Carbon
Parts printed in Carbon's bioabsorbable elastomer.
Carbon has announced that its developmental bioabsorbable elastomer platform has demonstrated biocompatibility in vivo (in a living organism), with all samples being classified as non-toxic and exhibiting tunable times for full absorption.
This latest milestone demonstrated the elastomer’s potential in biomedical applications such as soft tissue repair, wound dressings and nerve conduits.
According to Carbon, its developmental bioabsorbable elastomer, created with Digital Light Synthesis, offers ‘impressive’ mechanical performance, biocompatibility, and tunability. The absorption rate can be tuned to suit a variety of applications, which makes it suitable for various medical uses.
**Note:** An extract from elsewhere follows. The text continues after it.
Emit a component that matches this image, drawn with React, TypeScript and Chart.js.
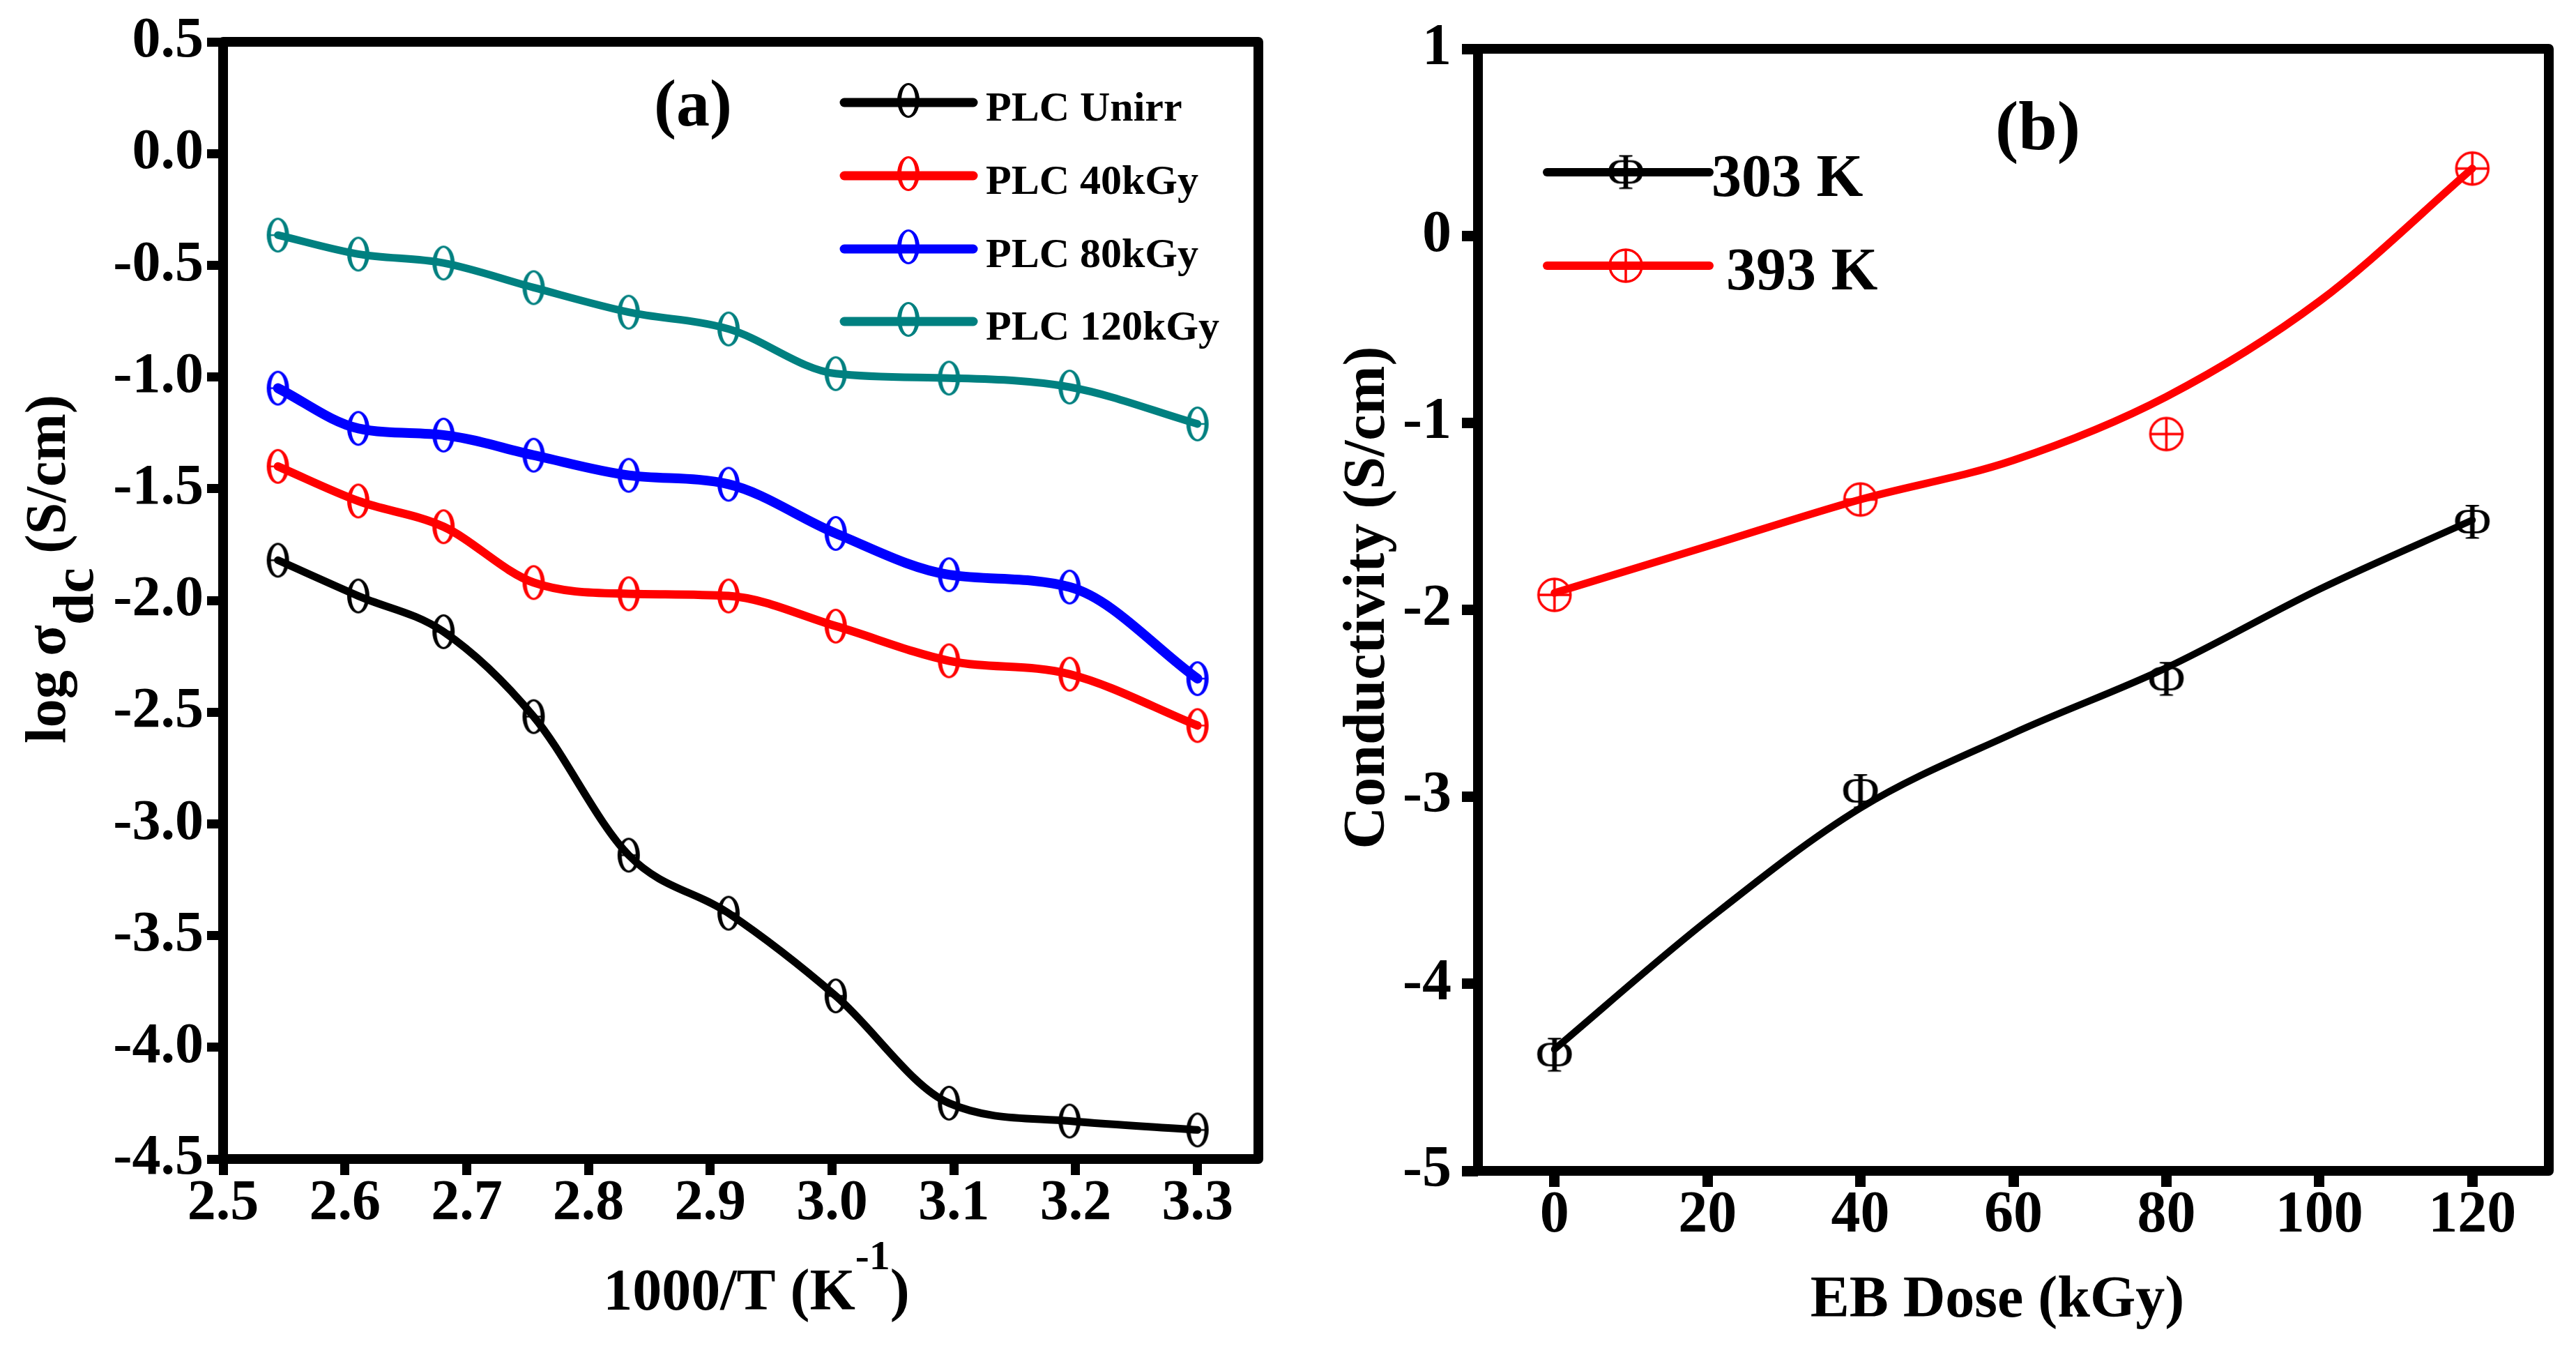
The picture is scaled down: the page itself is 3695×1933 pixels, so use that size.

Carbon says that current in vivo studies have demonstrated the required tissue tolerance and desirable healing responses for an implantable device through 26 weeks.
A bioabsorbable material is a material that can be absorbed by and eventually dissolved in the body. For example, bioabsorbable polymers are often used in prosthetics as they can be engineered to dissolve at the same rate as new bone growth.
“We’re very pleased to announce that Carbon’s developmental bioabsorbable elastomer platform has demonstrated biocompatibility in vivo,” said Jason Rolland, SVP of Materials at Carbon. “These intricate structures made with Carbon Digital Light Synthesis technology may hold the key to addressing the longstanding challenge of optimising the mechanical properties and degradation rate of an implant. It’s a milestone, and we look forward to working with interested partners to further develop applications for this resin.”
Biomedical solutions that can benefit from the creation of printed bioelastomer lattices include soft tissue repair, as when repairing a tendon that has been torn or thinned, such devices could improve existing collagen-based xenografts and allografts by reducing the inflammatory response. Carbon says that this would enhance elasticity and directionality and improve the consistency of mechanical properties.
Wound dressings would also improve from the implementation of the lattices according to Carbon, as the bioabsorbable devices could promote healing while maintaining constant force across an uneven surface, whilst also enhance the range of motion during healing while reducing the need for repeated dressing changes and their associated pain.
The peripheral nervous system can be damaged in a number of ways with severe injuries that require surgery from a neurosurgeon. Carbon says that the elastomer could improve existing solutions by enhancing flexibility, porosity, neuro inductivity and neuro conductivity.
The bioabsorbable elastomer could also be utilised as a space-filling application. In soft tissue surgery, it could be used to fill a site left vacant after the removal of a mass, allowing for the ingrowth of natural tissues to minimise deformities. They could also be used as absorbable lattice cushions in a variety of surgeries where tension or compression of the tissues must persist post-surgery to minimise leakage or bleeding, or to maintain soft tissues in place during healing.